The US Department of the Treasury is considering sanctioning more than 40 additional foreign oil tankers over their alleged involvement in the oil trade with Venezuela, which has found itself subject to harsh US economic sanctions, Reuters reported on Friday, citing unnamed US officials.
Sanctions against some of the vessels are expected to be announced by Washington in the near future, while the rest are projected to be blacklisted over a longer period in case they continued to deal with the Latin American nation, which is suffering domestic fuel shortages.
The restrictions would reportedly include 25 supertankers, each capable of transporting about 2 million barrels of oil, along with 17 other vessels smaller in size, a move that would reportedly affect global seaborne trade by increasing transportation fees.
“The net effect may be a clear message to all ship owners: consider Venezuela off-limits,” said a senior US official, as cited by the outlet.

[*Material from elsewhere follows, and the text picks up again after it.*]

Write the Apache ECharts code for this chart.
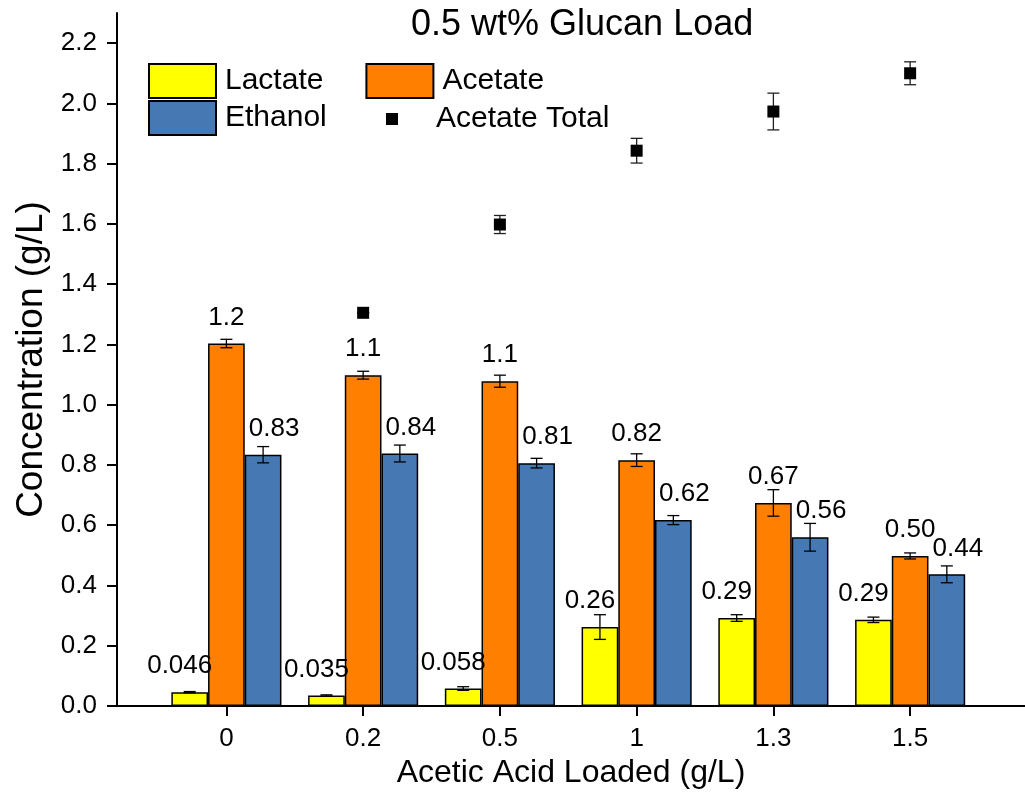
<!DOCTYPE html>
<html>
<head>
<meta charset="utf-8">
<title>0.5 wt% Glucan Load</title>
<script src="https://cdn.jsdelivr.net/npm/echarts@6/dist/echarts.min.js"></script>
<style>
  html, body { margin: 0; padding: 0; background: #fff; }
  #chart { width: 1025px; height: 795px; }
</style>
</head>
<body>
<div id="chart"></div>
<script>
// Acetic acid loading levels (g/L)
const categories = ['0', '0.2', '0.5', '1', '1.3', '1.5'];

// Product concentrations (g/L) and their standard deviations
const lactate       = [0.046, 0.035, 0.058, 0.262, 0.292, 0.286];
const lactateErr    = [0.002, 0.002, 0.006, 0.041, 0.011, 0.009];
const acetate       = [1.203, 1.098, 1.078, 0.816, 0.674, 0.498];
const acetateErr    = [0.014, 0.013, 0.020, 0.021, 0.044, 0.010];
const ethanol       = [0.834, 0.838, 0.806, 0.617, 0.560, 0.437];
const ethanolErr    = [0.027, 0.028, 0.016, 0.015, 0.046, 0.028];
const acetateTotal    = [null, 1.305, 1.598, 1.843, 1.973, 2.100];
const acetateTotalErr = [null, 0.000, 0.030, 0.041, 0.061, 0.038];

const yTicks = [0, 0.2, 0.4, 0.6, 0.8, 1.0, 1.2, 1.4, 1.6, 1.8, 2.0, 2.2];

const FONT = '"Liberation Sans", Arial, Helvetica, sans-serif';
const BAR_W = 36.7;   // px per bar
const CAP_W = 12;     // px error-bar cap

const xy = arr => arr.map((v, i) => [i, v]);
const xye = (vals, errs) => vals.map((v, i) => v == null ? [i, null, null] : [i, v, errs[i]]);

function label2sig(p) {
  return Number(p.value[1]).toPrecision(2);
}

function barSeries(name, vals, color, labelOffset) {
  return {
    name, type: 'bar', data: xy(vals), barWidth: BAR_W, barGap: '0%',
    itemStyle: { color, borderColor: '#000', borderWidth: 1.5 },
    label: {
      show: true, position: 'top', distance: 13, offset: labelOffset,
      formatter: label2sig, color: '#000', fontFamily: FONT, fontSize: 26
    },
    emphasis: { disabled: true }, z: 2
  };
}

// Vertical error bars drawn through the axes' own scales
function errorSeries(vals, errs, slot, color) {
  return {
    type: 'custom', data: xye(vals, errs), encode: { x: 0, y: 1 }, z: 6,
    silent: true,
    renderItem(params, api) {
      const v = api.value(1);
      if (v == null || isNaN(v)) return;
      const x = api.value(0), e = api.value(2);
      const cx = api.coord([x, v])[0] + slot * BAR_W;
      const yHi = api.coord([x, v + e])[1];
      const yLo = api.coord([x, v - e])[1];
      const st = { stroke: color, lineWidth: 1.3 };
      return {
        type: 'group', children: [
          { type: 'line', shape: { x1: cx, y1: yHi, x2: cx, y2: yLo }, style: st },
          { type: 'line', shape: { x1: cx - CAP_W / 2, y1: yHi, x2: cx + CAP_W / 2, y2: yHi }, style: st },
          { type: 'line', shape: { x1: cx - CAP_W / 2, y1: yLo, x2: cx + CAP_W / 2, y2: yLo }, style: st }
        ]
      };
    }
  };
}

const chart = echarts.init(document.getElementById('chart'), null, { renderer: 'canvas' });

const legendText = { color: '#000', fontFamily: FONT, fontSize: 30, padding: [0, 0, 0, 4] };

chart.setOption({
  animation: false,
  backgroundColor: '#fff',
  title: {
    text: '0.5 wt% Glucan Load', left: 411, top: 7, padding: 0,
    textStyle: { color: '#000', fontFamily: FONT, fontSize: 36, fontWeight: 'normal' }
  },
  legend: [
    { data: [{ name: 'Lactate', icon: 'rect' }, { name: 'Acetate', icon: 'rect' }],
      left: 148, top: 63, padding: 0, orient: 'horizontal',
      itemWidth: 67, itemHeight: 34, itemGap: 42, textStyle: legendText, selectedMode: false },
    { data: [{ name: 'Ethanol', icon: 'rect' }], left: 148, top: 100, padding: 0,
      itemWidth: 67, itemHeight: 34, textStyle: legendText, selectedMode: false },
    { data: [{ name: 'Acetate Total', icon: 'rect' }], left: 386, top: 104, padding: 0,
      itemWidth: 12, itemHeight: 12,
      textStyle: Object.assign({}, legendText, { padding: [0, 0, 0, 33] }), selectedMode: false }
  ],
  grid: { left: 117, right: 0, top: 13, bottom: 89, containLabel: false },
  xAxis: {
    type: 'value', min: -0.8, max: 5.84,
    name: 'Acetic Acid Loaded (g/L)', nameLocation: 'middle', nameGap: 50,
    nameTextStyle: { color: '#000', fontFamily: FONT, fontSize: 32 },
    axisLine: { show: true, onZero: false, lineStyle: { color: '#000', width: 2 } },
    axisTick: { show: true, length: 10, inside: false, customValues: [0, 1, 2, 3, 4, 5],
      lineStyle: { color: '#000', width: 2 } },
    axisLabel: { show: true, customValues: [0, 1, 2, 3, 4, 5], margin: 20,
      formatter: v => categories[Math.round(v)],
      color: '#000', fontFamily: FONT, fontSize: 26 },
    splitLine: { show: false }
  },
  yAxis: {
    type: 'value', min: 0, max: 2.3, interval: 0.2,
    name: 'Concentration (g/L)', nameLocation: 'middle', nameGap: 67,
    nameTextStyle: { color: '#000', fontFamily: FONT, fontSize: 37 },
    axisLine: { show: true, onZero: false, lineStyle: { color: '#000', width: 2 } },
    axisTick: { show: true, length: 10, customValues: yTicks, lineStyle: { color: '#000', width: 2 } },
    axisLabel: { customValues: yTicks, margin: 20, formatter: v => v.toFixed(1),
      color: '#000', fontFamily: FONT, fontSize: 26 },
    splitLine: { show: false }
  },
  series: [
    barSeries('Lactate', lactate, '#ffff00', [-10, 0]),
    barSeries('Acetate', acetate, '#ff8000', [0, 0]),
    barSeries('Ethanol', ethanol, '#4678b4', [11, 0]),
    {
      name: 'Acetate Total', type: 'scatter', data: xy(acetateTotal),
      symbol: 'rect', symbolSize: 12, itemStyle: { color: '#000', opacity: 1 }, z: 7,
      emphasis: { disabled: true }
    },
    errorSeries(lactate, lactateErr, -1, '#000'),
    errorSeries(acetate, acetateErr, 0, '#000'),
    errorSeries(ethanol, ethanolErr, 1, '#000'),
    errorSeries(acetateTotal, acetateTotalErr, 0, '#222')
  ]
});
</script>
</body>
</html>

While the US Treasury Department did not respond to a request for comment by Reuters, a representative of the State Department told the outlet that officials at the administration of US President Donald Trump “continue to engage with companies in the energy sector on the possible risks they face by conducting business with PDVSA (the national oil and gas company Petroleos de Venezuela)”.
The spokesperson did not directly speak of the reported potential restrictions on the foreign oil tankers.

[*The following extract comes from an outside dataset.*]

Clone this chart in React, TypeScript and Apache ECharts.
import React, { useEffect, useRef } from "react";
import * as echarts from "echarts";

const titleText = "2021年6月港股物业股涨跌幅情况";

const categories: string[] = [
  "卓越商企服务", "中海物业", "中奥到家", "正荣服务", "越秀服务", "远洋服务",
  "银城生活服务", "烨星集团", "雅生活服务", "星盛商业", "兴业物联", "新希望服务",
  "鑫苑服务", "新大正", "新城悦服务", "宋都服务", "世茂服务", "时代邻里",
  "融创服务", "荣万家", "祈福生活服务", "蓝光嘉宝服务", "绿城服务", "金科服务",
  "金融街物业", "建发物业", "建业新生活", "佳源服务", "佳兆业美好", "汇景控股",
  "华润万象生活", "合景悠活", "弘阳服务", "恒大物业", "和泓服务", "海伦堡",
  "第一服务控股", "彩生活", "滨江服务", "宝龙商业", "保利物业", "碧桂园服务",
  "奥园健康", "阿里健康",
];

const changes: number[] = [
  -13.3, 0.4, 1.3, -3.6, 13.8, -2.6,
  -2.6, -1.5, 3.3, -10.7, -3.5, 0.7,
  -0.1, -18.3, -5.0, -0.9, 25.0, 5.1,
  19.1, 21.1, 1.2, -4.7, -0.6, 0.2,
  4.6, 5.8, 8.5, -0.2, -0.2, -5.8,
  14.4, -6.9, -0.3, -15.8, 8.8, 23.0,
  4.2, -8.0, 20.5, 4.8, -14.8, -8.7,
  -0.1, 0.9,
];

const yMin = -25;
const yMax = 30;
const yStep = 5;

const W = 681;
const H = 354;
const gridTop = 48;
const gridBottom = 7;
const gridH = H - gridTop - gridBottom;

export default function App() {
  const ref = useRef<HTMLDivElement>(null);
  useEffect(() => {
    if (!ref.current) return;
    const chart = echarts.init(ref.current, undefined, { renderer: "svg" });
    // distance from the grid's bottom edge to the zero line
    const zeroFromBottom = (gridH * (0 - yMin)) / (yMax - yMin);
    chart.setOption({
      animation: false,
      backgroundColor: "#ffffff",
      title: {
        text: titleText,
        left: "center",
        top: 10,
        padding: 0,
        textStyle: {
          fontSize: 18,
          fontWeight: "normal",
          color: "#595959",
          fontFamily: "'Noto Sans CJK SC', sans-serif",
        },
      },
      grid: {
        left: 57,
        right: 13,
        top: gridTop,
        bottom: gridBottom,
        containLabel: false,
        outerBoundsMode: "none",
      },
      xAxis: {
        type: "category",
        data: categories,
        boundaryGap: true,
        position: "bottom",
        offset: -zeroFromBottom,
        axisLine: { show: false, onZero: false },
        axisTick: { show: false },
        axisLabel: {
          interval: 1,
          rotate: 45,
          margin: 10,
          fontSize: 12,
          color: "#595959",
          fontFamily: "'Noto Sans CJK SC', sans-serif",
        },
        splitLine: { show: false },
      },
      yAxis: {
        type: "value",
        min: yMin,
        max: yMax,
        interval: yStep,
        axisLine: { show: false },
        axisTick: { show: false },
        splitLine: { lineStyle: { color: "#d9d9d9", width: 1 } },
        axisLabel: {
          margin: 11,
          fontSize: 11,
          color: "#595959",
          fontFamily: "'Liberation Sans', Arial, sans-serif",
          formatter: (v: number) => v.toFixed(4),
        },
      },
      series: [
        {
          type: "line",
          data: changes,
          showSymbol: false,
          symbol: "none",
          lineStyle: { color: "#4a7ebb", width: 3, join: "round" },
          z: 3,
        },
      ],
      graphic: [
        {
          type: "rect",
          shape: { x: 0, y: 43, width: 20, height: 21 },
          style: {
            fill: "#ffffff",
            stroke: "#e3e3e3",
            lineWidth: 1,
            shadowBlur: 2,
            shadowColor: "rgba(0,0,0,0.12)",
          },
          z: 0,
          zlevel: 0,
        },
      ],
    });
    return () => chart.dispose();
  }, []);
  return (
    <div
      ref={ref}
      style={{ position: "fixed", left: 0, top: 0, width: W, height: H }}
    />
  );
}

Earlier this week, the Treasury Department announced that it was imposing Venezuela-related sanctions against four companies and four oil tankers belonging to these entities over allegedly dealing with sanction-hit Venezuela.
“Flag registries, shipping companies and their associated suppliers/vendors be warned: Illegal transactions with the illegitimate regime of Venezuela’s Nicolas Maduro may subject you to crippling financial and economic sanctions,” the White House’s National Security Council said in a statement at the time.
Flag registries, shipping companies and their associated suppliers/vendors be warned: Illegal transactions with the illegitimate regime of Venezuela’s Nicolas Maduro may subject you to crippling financial and economic sanctions.https://t.co/DFUas66eyh— NSC (@WHNSC) June 2, 2020
Placing companies in the US blacklist means that the properties and assets of these enterprises in the US, if there are any, will be blocked and American citizens will no longer be able to deal with these companies without the threat of falling under sanctions. The sanctions will be lifted if the firms provide proof of “a positive change of behaviour”.
The Trump administration started introducing heavy economic sanctions against Venezuelan's economy back in 2018 in an effort to overthrow President Nicolas Maduro and replace him with the opposition leader Juan Guaido, supported by Washington.
At the present, Washington has moved to freeze the US-based assets of the PDVSA as part of its efforts to sanction the nation. Caracas condemned the move, saying it was unlawful and accused the Trump administration of seeking to get its hands on the nation’s oil reserves. The subsequent shutdown of many PDVSA refineries forced Venezuela to consider importing fuel supplies to cover its domestic shortage.
Washington's sanctions on Caracas have already affected other nations dealing with the Latin American country.
On Wednesday, the US Department of State announced that it was sanctioning seven Cuban companies, claiming that these businesses are operated by the government of the First Secretary of the Communist Party of Cuba Raul Castro "to oppress the Cuban people and to fund its interference in Venezuela".